--- REQUIRED WORK ---
What is the count of lines that hold the word "this"? Give only the number.

--- Raw records ---

+-------+

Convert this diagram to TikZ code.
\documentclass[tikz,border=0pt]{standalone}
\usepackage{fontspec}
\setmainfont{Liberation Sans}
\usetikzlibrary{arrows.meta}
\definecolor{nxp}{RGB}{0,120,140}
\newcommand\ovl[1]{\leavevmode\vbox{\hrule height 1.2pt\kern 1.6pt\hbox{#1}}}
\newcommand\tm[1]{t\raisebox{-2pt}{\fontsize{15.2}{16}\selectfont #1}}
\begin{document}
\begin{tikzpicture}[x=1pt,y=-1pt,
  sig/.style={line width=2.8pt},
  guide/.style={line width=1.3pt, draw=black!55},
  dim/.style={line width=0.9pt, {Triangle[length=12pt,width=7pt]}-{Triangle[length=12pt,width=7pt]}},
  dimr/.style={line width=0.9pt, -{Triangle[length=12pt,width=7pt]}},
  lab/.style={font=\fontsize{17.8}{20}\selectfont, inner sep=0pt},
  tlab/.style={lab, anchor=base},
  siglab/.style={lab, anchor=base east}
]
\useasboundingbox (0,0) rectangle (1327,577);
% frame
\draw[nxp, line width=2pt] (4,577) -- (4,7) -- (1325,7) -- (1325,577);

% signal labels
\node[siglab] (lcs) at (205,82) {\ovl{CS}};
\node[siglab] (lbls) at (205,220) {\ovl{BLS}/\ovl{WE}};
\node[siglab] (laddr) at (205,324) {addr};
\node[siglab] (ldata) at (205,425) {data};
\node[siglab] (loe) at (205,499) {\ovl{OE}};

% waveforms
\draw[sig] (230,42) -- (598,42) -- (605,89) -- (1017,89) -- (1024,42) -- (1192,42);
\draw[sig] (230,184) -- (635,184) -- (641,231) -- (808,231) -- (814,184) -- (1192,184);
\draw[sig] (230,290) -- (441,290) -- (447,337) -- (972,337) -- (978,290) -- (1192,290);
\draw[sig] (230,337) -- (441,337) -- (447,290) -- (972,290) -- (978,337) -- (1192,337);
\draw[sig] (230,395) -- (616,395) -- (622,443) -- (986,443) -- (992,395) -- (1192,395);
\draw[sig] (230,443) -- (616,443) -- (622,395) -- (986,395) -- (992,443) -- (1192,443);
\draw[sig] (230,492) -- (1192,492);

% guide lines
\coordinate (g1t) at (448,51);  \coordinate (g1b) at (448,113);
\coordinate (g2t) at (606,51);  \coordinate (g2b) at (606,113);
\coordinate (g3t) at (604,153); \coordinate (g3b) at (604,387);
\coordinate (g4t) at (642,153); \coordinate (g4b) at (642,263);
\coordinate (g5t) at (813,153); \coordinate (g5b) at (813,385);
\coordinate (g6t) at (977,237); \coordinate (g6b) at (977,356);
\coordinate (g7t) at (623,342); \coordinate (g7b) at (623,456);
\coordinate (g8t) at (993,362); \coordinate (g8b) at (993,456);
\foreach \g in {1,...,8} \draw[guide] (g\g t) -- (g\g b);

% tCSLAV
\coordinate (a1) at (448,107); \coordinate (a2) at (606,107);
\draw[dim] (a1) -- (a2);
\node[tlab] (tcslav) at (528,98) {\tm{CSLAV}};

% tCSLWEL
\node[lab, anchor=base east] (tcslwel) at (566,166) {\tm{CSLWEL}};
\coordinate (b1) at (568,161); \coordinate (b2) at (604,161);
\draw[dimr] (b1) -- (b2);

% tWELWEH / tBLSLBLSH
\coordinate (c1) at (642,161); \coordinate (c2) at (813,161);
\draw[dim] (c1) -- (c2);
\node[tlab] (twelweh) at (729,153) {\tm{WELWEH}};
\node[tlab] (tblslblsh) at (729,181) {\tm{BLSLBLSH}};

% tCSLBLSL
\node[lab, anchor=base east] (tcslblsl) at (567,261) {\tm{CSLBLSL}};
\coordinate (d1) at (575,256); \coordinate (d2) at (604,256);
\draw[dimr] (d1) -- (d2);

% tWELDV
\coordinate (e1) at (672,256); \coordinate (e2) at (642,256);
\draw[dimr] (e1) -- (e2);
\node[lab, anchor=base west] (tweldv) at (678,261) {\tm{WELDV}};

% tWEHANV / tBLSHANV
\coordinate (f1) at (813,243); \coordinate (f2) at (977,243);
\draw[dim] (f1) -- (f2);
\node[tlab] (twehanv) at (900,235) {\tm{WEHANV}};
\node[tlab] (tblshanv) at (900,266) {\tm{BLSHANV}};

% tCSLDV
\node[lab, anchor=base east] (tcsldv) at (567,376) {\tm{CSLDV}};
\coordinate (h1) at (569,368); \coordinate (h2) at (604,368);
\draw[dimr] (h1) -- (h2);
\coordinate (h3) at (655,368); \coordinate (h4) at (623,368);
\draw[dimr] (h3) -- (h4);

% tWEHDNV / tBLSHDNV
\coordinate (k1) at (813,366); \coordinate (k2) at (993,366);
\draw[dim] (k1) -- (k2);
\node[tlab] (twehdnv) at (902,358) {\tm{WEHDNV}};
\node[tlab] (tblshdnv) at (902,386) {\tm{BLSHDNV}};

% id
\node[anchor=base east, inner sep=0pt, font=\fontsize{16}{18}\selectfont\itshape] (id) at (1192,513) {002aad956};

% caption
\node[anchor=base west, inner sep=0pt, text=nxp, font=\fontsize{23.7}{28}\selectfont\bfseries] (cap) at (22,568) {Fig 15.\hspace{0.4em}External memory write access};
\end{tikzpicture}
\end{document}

+-------+

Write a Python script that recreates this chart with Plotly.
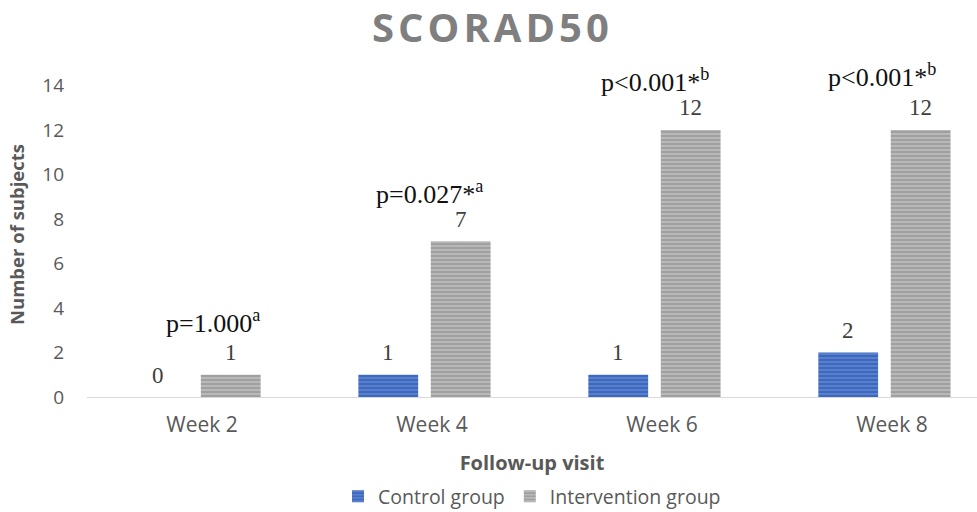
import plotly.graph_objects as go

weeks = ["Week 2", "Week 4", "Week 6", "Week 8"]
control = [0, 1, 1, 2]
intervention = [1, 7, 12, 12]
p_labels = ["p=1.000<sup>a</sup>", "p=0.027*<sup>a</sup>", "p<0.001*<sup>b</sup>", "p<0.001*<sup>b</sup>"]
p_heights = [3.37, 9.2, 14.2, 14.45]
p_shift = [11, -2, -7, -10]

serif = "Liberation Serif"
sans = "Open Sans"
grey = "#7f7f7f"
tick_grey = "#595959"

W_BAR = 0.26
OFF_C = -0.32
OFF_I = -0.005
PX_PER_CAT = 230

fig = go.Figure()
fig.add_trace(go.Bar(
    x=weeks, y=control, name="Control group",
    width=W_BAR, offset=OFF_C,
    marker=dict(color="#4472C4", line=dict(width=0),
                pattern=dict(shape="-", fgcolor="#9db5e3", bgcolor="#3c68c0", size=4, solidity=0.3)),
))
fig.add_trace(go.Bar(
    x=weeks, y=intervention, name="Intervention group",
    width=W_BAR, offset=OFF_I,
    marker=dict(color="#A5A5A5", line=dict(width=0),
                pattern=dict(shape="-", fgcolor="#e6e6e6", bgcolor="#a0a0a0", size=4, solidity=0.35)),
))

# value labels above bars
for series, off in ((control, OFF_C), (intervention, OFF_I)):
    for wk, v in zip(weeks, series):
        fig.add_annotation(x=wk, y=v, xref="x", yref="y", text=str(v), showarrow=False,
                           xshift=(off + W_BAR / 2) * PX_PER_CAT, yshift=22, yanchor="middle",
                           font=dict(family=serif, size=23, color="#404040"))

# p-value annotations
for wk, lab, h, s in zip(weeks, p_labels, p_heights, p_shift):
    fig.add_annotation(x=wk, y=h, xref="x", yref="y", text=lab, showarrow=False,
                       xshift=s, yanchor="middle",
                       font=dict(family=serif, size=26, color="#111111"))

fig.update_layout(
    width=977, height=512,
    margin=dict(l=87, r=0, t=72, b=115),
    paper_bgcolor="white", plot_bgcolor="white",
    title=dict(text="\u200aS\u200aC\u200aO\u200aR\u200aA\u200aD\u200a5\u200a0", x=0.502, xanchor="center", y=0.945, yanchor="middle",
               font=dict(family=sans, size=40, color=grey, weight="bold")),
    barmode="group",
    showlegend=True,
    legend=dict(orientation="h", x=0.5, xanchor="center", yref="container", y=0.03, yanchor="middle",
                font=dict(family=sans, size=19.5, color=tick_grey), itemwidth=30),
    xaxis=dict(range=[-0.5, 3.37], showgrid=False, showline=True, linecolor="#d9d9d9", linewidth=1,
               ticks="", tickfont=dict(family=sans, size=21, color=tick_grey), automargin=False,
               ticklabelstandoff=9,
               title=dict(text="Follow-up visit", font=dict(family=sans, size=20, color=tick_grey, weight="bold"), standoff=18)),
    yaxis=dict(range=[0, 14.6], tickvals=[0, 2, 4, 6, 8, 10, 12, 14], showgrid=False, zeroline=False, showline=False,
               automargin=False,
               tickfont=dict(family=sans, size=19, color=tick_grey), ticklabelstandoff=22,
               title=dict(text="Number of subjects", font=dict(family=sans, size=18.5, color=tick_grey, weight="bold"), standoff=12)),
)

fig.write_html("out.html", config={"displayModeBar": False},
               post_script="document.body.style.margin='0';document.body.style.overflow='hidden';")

+-------+

--- OUTPUT BELOW ---
2